Hangovers and Travel - What You Need To Know

Hangovers and Travel - What You Need To Know

Avoiding an International Incident: Hangovers and Travel


Now that the weather's warmed up in most parts of the country, and a lot of students are graduating from college, it may be that time of the year when vacation is on your mind. Whether you want to take a brief trip to a scenic locale somewhere in the southern equator, or you've got your eye on a back packing excursion through Europe, you can leave your home soil behind, but not your propensity for hangovers.


Indeed, while on vacation, even the average person who occasionally enjoys a beer or two has been known to overdo it. A hangover can last as little as a few hours, or as long as two days, depending on your current health and the steps that you take before and after the hangover has stepped in. If you're smart, you'll stay on guard about the different causes of hangovers, and why vacationing can lead you toward some pretty bad behaviors. Here are three tips to avoid a hangover while you're away from home.


Account for Jet Lag

 Desynchronosis, more commonly known as “jet lag,” happens when you travel from one time zone to another. It's a disruption in your circadian rhythm, or your sleep cycles. When this gets disrupted, so does your serotonin and melatonin production. When those get disrupted, it can disrupt your sleep cycle, your metabolism, and your general energy throughout the day. It can also effect your mood. Alcohol, being a depressant first and foremost, can make this problem even worse.

 Upon landing in your destination, do not go heavy on the drinking if you're traveling through time zones. Your body may not have caught up with where it's “supposed to be” as far as sleep is concerned, so even if you don't feel tired yet, you may end up putting more alcohol in your system than you normally would, accounting for how tired you will feel. Alcohol takes roughly 45 minutes to be at “full strength” in the body. Give yourself a day before you start hitting the local discotheques.

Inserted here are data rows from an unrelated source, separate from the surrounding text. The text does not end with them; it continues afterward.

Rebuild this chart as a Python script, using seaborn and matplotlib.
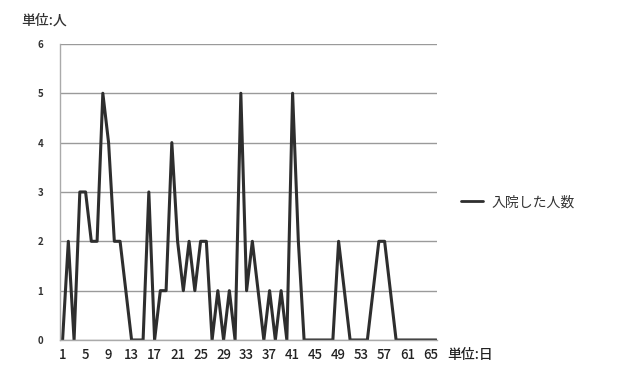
import matplotlib
matplotlib.use("Agg")
import matplotlib.pyplot as plt
import numpy as np
import pandas as pd
import seaborn as sns

# Daily admissions (人) for days 1..66
days = list(range(1, 67))
admissions = [
    0, 2, 0, 3, 3, 2, 2, 5, 4, 2,
    2, 1, 0, 0, 0, 3, 0, 1, 1, 4,
    2, 1, 2, 1, 2, 2, 0, 1, 0, 1,
    0, 5, 1, 2, 1, 0, 1, 0, 1, 0,
    5, 2, 0, 0, 0, 0, 0, 0, 2, 1,
    0, 0, 0, 0, 1, 2, 2, 1, 0, 0,
    0, 0, 0, 0, 0, 0,
]
x_tick_labels = list(range(1, 67, 4))
y_ticks = [0, 1, 2, 3, 4, 5, 6]
series_name = "入院した人数"
y_unit = "単位:人"
x_unit = "単位:日"

sns.set_style("white")
plt.rcParams["font.family"] = ["Noto Sans CJK JP", "DejaVu Sans"]

df = pd.DataFrame({"day": days, "count": admissions})

fig = plt.figure(figsize=(6.21, 3.72), dpi=100)
ax = fig.add_axes([0.0966, 0.086, 0.607, 0.796])

sns.lineplot(data=df, x="day", y="count", ax=ax, color="#2e2e2e",
             linewidth=2.2, label=series_name)

ax.set_xlim(0.55, 66.1)
ax.set_ylim(0, 6)
ax.set_yticks(y_ticks)
ax.set_yticklabels([str(v) for v in y_ticks], fontsize=7, fontweight="bold",
                   color="#333333")
ax.set_xticks(x_tick_labels)
ax.set_xticklabels([str(v) for v in x_tick_labels], fontsize=9.5,
                   fontweight="medium", color="#222222")
ax.set_xticks(days, minor=True)
ax.tick_params(axis="x", which="both", direction="out", length=3,
               color="#999999", pad=3)
ax.tick_params(axis="y", which="major", length=4, color="#999999", pad=8)
ax.set_xlabel("")
ax.set_ylabel("")

ax.grid(axis="y", color="#9a9a9a", linewidth=1.0)
ax.set_axisbelow(True)
for side in ("top", "right"):
    ax.spines[side].set_visible(False)
for side in ("left", "bottom"):
    ax.spines[side].set_color("#aaaaaa")
    ax.spines[side].set_linewidth(1.0)

leg = ax.legend(loc="center left", bbox_to_anchor=(1.03, 0.465), frameon=False,
                fontsize=10, handlelength=1.6, handletextpad=0.6)
for line in leg.get_lines():
    line.set_linewidth(2.0)
for txt in leg.get_texts():
    txt.set_color("#333333")

fig.text(0.035, 0.945, y_unit, fontsize=10, fontweight="medium",
         color="#333333", va="center")
fig.text(0.72, 0.045, x_unit, fontsize=10, fontweight="medium",
         color="#222222", va="center")

fig.savefig("out.png", dpi=100)
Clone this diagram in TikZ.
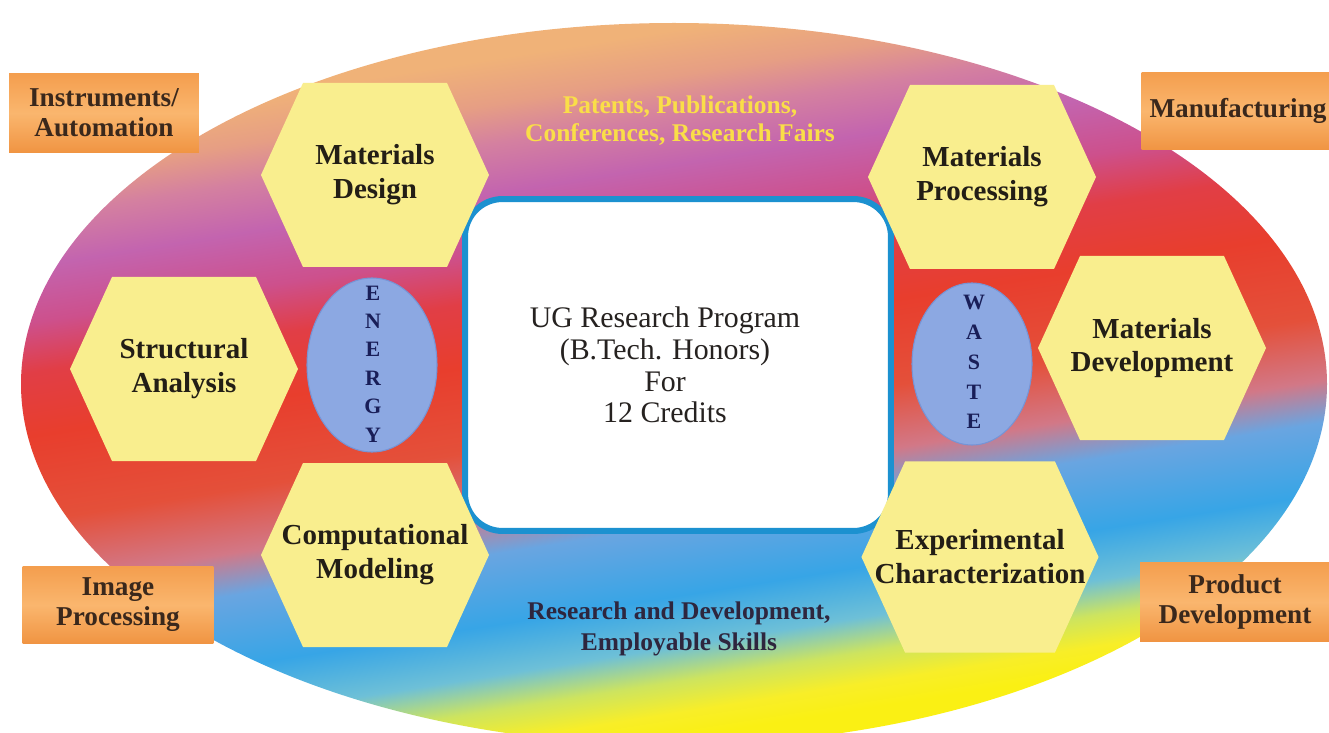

Know Your Local Food and Drink

 If you're a seasoned traveler, you already know that there are bacteria and other microorganisms present in foreign food and water that can cause you some trouble in the form of frequent urination, stomach cramps, and diarrhea. Compound that with the additional water loss you can experience due to alcohol, and you can see how dehydration goes from an inconvenience to a medical issue. Be careful about everything that you eat and drink, especially if you're going to have alcohol. Increased water loss is a sure way to get a hangover. When in doubt, talk with other travelers about what you should eat, and what you should avoid.


Travel with Company

 Aside from just being a safer way to see the world, having friends or family with you whenever you go out for a drink is a good way to avoid overdoing it. If you go out by yourself, chances are fairly high that you won't know too many of the local population. People throughout the world have different drinking habits, different diets, and thus all have different tolerances for alcohol on average. The last thing you want to do is get into a drinking contest while you aren't on your home turf, and the chances of that happening improve exponentially if you don't have a friend to tap you on the shoulder and tell you it's time to call it a night. Take care of yourself, and your friends, and everyone should have a great night out. Make sure to keep an eye on your whole party to ensure nobody's overdoing it on the vodka, tequila, or sake.